Recorded data
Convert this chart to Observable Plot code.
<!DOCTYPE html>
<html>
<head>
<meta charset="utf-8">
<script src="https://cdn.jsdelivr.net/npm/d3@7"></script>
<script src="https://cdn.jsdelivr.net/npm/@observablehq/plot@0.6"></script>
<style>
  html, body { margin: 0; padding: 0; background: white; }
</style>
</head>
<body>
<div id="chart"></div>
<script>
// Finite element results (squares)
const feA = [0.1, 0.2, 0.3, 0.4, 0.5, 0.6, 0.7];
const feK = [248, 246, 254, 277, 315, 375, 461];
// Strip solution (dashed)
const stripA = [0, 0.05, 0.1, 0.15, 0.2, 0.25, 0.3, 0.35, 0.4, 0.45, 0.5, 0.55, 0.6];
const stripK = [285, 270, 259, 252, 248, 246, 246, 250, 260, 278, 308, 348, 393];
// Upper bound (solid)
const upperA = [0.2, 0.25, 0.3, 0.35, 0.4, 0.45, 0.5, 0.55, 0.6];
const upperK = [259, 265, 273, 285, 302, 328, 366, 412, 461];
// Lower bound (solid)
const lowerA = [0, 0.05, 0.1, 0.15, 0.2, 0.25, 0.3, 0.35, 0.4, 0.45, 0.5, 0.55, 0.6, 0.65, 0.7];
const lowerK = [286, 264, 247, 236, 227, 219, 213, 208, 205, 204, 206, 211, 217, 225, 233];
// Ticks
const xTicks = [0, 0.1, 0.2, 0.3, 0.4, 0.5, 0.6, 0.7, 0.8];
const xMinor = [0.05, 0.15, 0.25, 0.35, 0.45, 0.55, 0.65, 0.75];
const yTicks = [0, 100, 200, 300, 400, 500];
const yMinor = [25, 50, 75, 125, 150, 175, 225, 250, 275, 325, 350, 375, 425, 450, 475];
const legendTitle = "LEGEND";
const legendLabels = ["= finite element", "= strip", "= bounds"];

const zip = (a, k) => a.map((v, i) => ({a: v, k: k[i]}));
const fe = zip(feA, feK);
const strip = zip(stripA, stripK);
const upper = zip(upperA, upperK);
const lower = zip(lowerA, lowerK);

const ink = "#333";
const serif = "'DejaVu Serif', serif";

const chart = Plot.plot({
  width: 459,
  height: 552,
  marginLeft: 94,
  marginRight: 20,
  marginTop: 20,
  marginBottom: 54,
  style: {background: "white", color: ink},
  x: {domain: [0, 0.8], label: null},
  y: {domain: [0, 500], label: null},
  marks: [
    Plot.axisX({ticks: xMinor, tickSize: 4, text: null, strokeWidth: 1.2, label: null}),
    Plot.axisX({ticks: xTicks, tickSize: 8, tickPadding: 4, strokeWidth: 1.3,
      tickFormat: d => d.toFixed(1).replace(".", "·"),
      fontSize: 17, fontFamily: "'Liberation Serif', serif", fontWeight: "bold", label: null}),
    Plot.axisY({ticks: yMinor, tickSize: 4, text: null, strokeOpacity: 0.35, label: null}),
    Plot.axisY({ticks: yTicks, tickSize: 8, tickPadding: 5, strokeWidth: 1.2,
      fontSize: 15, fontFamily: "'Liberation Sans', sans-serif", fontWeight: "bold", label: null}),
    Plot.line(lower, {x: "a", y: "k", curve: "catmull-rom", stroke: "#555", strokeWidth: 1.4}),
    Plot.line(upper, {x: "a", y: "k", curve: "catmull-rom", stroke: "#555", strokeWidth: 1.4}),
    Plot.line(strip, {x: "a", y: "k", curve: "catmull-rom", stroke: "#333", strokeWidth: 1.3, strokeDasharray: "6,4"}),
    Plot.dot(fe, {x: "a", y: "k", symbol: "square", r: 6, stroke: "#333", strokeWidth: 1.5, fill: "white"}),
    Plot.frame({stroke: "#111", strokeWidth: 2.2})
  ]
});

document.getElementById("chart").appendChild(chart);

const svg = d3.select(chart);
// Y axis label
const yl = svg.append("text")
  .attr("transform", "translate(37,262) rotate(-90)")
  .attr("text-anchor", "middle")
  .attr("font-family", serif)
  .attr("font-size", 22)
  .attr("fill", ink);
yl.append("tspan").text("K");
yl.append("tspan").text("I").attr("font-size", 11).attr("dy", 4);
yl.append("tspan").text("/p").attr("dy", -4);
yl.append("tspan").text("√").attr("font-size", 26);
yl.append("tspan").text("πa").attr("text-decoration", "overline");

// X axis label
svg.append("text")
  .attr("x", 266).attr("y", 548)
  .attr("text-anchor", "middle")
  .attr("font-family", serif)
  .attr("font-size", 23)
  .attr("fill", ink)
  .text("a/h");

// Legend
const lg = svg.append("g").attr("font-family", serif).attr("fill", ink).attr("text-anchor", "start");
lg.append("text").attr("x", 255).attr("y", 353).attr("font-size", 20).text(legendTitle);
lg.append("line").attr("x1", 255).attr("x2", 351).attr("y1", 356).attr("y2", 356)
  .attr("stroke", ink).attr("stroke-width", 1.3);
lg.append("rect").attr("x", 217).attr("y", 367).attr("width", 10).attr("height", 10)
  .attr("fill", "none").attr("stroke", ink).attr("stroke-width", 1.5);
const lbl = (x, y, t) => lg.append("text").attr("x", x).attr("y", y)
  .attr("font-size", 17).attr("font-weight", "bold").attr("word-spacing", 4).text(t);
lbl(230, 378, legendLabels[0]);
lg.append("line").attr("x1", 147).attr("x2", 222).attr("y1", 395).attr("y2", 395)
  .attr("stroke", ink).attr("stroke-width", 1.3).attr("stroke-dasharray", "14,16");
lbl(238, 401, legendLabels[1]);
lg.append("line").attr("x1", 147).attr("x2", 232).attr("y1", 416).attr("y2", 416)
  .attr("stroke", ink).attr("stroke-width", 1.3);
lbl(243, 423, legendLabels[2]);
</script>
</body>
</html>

---

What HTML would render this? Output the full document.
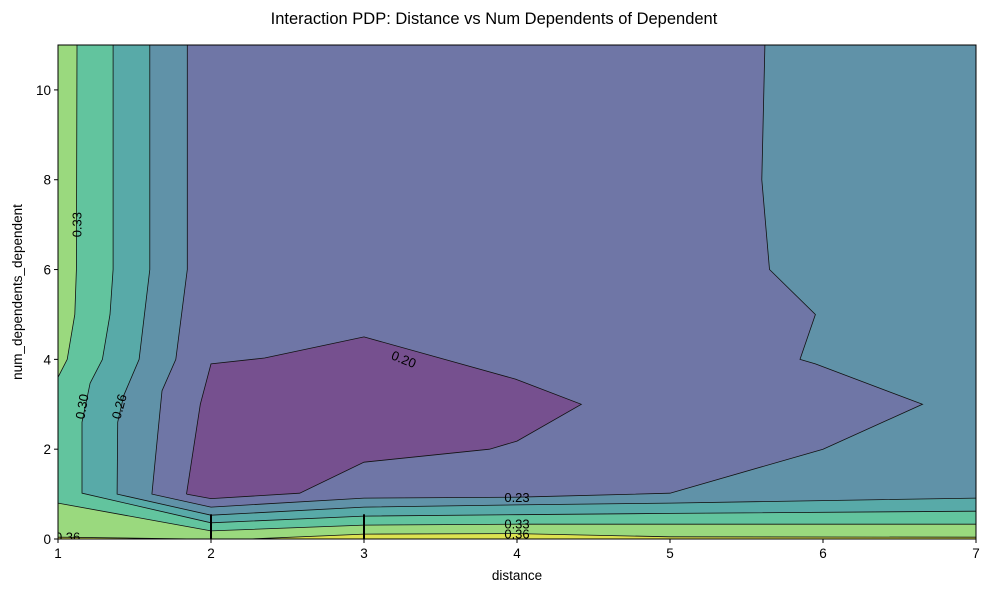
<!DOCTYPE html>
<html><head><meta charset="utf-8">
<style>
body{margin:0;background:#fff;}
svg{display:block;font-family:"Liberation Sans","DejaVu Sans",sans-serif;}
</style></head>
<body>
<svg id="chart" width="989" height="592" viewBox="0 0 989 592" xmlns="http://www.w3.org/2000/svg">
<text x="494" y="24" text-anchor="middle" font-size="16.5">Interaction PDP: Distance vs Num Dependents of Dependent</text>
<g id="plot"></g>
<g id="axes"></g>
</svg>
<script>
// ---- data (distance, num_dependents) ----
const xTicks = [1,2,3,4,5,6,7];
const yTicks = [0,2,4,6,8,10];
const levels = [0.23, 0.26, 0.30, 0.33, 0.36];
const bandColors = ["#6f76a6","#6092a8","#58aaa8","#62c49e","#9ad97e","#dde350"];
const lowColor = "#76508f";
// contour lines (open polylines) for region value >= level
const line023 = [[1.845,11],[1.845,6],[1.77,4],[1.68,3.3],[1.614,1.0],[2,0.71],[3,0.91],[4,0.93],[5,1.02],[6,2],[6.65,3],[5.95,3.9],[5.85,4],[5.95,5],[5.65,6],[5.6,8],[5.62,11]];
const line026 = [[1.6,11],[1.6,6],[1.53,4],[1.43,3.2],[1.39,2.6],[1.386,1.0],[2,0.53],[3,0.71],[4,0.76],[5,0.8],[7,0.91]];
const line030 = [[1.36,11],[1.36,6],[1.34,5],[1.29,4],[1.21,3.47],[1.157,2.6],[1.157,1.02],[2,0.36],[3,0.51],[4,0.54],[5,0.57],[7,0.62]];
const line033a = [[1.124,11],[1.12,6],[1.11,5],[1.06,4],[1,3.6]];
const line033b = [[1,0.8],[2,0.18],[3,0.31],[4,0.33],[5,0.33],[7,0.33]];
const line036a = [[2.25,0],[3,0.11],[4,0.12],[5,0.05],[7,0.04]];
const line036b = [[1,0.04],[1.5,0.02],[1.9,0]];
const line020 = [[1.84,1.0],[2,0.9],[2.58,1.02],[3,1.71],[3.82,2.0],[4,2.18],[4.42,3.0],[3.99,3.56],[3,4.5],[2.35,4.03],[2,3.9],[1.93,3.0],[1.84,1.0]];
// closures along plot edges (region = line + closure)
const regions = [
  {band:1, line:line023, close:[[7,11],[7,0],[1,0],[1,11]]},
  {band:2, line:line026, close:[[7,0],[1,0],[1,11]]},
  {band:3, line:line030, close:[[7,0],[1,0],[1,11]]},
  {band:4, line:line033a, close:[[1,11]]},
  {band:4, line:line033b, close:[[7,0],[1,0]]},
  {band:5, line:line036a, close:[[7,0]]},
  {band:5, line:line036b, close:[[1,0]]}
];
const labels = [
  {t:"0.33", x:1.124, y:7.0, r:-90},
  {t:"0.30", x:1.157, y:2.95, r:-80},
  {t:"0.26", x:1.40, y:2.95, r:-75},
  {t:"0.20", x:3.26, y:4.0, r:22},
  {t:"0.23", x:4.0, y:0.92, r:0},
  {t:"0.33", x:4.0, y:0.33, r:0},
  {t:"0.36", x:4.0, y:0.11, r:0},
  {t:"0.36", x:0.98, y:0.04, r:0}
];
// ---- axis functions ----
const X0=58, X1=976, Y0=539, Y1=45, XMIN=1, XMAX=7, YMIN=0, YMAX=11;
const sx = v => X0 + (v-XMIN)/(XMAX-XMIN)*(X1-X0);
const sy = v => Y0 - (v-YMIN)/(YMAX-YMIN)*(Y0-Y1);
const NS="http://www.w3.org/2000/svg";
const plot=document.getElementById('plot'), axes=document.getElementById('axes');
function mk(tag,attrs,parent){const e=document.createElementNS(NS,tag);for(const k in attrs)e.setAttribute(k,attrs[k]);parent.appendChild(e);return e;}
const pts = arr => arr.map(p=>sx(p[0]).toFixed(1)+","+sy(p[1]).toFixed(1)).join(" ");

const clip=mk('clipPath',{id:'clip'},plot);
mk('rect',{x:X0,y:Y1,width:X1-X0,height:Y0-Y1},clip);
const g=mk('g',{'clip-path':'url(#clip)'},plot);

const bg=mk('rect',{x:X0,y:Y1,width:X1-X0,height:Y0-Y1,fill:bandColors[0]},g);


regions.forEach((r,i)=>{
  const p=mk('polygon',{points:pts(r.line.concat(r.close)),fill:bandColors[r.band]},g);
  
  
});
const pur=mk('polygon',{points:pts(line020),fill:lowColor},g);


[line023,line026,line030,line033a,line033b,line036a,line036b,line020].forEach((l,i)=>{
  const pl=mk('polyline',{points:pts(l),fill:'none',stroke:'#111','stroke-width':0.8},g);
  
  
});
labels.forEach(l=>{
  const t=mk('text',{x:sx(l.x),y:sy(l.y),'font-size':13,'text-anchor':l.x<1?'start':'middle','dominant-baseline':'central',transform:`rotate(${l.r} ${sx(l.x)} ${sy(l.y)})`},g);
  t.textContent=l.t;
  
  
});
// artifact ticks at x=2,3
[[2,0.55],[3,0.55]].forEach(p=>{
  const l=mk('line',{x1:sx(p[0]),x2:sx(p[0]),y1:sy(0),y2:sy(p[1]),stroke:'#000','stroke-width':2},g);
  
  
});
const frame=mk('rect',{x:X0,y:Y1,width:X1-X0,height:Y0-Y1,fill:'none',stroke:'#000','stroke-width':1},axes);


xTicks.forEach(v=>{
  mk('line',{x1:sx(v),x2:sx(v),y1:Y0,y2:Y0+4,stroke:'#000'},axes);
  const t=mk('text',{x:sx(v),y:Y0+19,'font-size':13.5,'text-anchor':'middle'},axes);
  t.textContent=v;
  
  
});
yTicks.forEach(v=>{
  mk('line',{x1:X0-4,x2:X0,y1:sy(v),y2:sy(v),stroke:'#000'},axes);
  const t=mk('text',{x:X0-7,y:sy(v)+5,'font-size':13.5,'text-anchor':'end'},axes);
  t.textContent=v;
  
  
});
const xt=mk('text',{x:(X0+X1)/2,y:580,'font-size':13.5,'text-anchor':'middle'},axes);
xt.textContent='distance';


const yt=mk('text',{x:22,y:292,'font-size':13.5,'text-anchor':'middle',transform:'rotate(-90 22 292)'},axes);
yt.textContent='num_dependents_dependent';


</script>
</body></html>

* * *

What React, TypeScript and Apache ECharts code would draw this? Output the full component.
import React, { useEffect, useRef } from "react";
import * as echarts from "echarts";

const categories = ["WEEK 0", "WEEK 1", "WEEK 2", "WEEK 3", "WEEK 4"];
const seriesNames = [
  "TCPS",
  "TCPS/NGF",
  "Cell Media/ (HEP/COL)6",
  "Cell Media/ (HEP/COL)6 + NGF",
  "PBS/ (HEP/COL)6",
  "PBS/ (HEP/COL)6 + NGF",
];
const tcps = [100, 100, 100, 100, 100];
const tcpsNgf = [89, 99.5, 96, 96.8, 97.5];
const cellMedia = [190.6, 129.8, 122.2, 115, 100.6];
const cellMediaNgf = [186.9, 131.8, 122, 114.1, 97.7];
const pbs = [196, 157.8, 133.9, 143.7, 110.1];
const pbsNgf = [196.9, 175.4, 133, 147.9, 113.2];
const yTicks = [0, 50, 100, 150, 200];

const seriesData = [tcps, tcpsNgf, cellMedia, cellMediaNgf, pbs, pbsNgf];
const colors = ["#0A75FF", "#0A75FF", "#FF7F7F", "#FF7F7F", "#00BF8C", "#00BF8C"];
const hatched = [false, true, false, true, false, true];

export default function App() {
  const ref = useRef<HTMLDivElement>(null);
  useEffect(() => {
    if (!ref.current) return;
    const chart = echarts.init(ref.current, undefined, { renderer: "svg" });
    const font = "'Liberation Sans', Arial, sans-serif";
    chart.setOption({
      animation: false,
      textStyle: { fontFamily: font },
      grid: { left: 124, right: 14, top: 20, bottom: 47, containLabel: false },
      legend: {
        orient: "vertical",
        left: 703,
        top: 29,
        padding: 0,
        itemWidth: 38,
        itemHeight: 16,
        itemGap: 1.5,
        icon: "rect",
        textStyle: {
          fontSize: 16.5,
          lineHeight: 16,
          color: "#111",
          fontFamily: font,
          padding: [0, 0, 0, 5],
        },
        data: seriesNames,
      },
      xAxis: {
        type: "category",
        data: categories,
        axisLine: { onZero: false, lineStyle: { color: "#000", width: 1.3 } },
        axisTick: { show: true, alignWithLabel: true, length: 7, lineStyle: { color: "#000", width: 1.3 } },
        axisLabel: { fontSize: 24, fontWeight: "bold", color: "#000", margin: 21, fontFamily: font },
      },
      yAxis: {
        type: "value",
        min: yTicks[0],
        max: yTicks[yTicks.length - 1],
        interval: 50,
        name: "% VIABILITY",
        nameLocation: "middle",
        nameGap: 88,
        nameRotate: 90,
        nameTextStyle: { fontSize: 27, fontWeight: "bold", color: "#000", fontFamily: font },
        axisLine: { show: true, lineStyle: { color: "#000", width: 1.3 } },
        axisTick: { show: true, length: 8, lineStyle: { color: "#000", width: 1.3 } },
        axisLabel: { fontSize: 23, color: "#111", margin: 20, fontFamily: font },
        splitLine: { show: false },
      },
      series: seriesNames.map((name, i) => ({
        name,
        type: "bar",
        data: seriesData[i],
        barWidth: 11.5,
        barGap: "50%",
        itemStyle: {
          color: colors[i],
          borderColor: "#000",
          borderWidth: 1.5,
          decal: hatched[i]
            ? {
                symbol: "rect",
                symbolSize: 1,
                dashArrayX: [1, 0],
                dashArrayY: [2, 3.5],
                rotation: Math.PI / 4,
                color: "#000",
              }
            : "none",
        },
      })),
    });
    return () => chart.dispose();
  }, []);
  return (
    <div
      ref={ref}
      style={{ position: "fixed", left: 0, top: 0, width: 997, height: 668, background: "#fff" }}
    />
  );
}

Problem requirements:
Take every line from the data above that holds "this" and copy it out.

Exercise result:
Convert this chart to Observable Plot code.
What HTML would render this? Output the full document.
What React, TypeScript and Apache ECharts code would draw this? Output the full component.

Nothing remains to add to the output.